Peut-être devons-nous être fâchés que Shakspeare n’ait pas conservé le personnage du parasite de Plaute ; mais Shakspeare ne connaissait tout au plus Plaute que par une traduction anglaise, et son génie indépendant et capricieux ne pouvait s’astreindre à imiter servilement un modèle. Comme Regnard, de nos jours, il a su introduire dans le cadre de l’auteur latin la peinture de son siècle, en conservant des noms classiques à ses personnages. Il serait plutôt à désirer que, moins entraîné par le vice de son sujet, il eût évité l’écueil des trivialités et quelques plaisanteries grossières, qui cependant sont toujours empreintes de ce cachet d’originalité dont Shakspeare marque ses défauts comme ses beautés.

L’aventure de Dromio avec la Maritome d’Antipholus de Syracuse rappelle naturellement les scènes si comiques de Cléanthis et de Sosie dans Amphitryon.

Le reproche de liberté, adressé par quelques critiques à Molière, qui cependant écrivait pour une cour jalouse des convenances jusqu’à la pruderie, prouve combien il était difficile de conserver le décorum dans un sujet aussi épineux ; et Shakspeare, favori de la cour, était encore plus le poëte du peuple.

Si cette comédie, moins intéressante par la peinture des caractères que par la variété des surprises où conduit la ressemblance des jumeaux, est inférieure aux autres comédies de Shakspeare, il faut autant l’attribuer au vice du sujet qu’à la jeunesse de l’auteur ; car ce fut une de ses premières pièces. Plusieurs critiques ont même prétendu qu’elle n’avait été que retouchée par lui. Mais il suffirait, pour y reconnaître Shakspeare, de quelques traits de morale qui attestent sa profonde connaissance du cœur humain. Avec quelle adresse l’abbesse qu’Adriana va consulter arrache à sa jalousie l’aveu de ses torts ! quels sages avis pour toutes les femmes !

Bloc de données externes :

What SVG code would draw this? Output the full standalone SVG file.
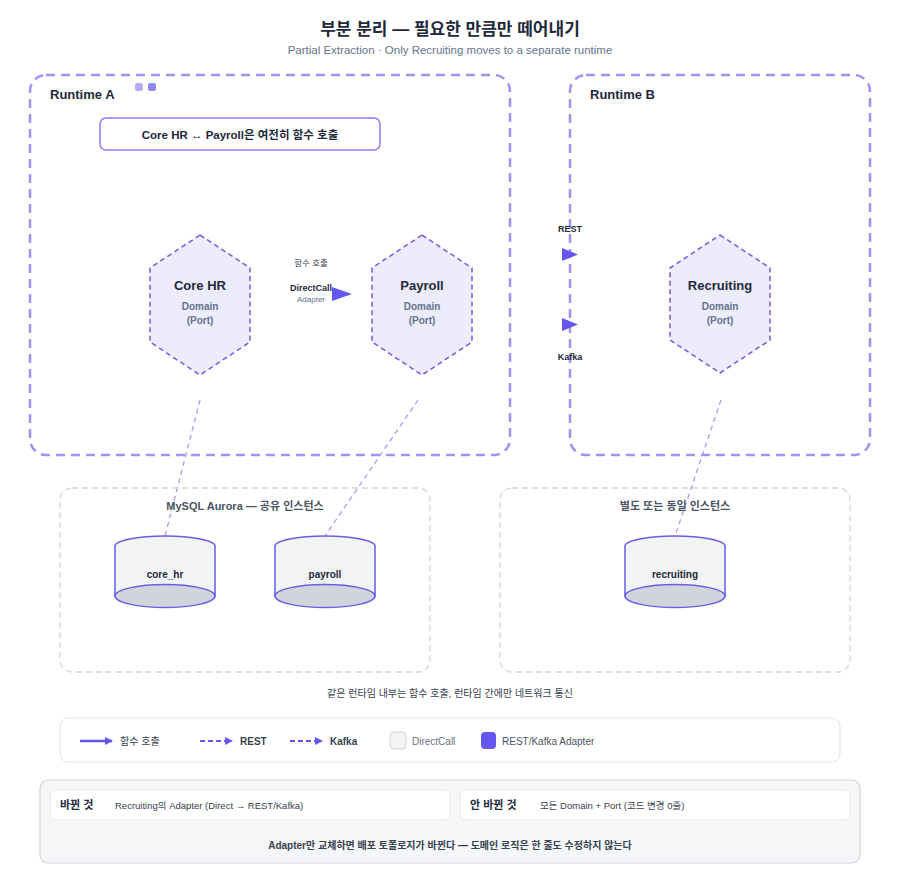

Selon Malone, cette comédie aurait été écrite en 1593 ; et selon Chalmers, en 159l.—La traduction anglaise des Ménechmes de Plaute, par W. Warner, ne fut imprimée qu’en 1595 ; mais dans Hall et Hollingshed il est fait mention d’une jolie comédie de Plaute, qu’on dit avoir été jouée dès l’an 1520, et quelques-uns prétendent que c’étaient les Ménechmes.

En Allemagne, ce sujet a été traité aussi dès l’origine du théâtre ; mais c’est surtout en Italie que ce canevas a été souvent employé.

Nous citerons parmi les imitations françaises celles de Rotrou et de Regnard.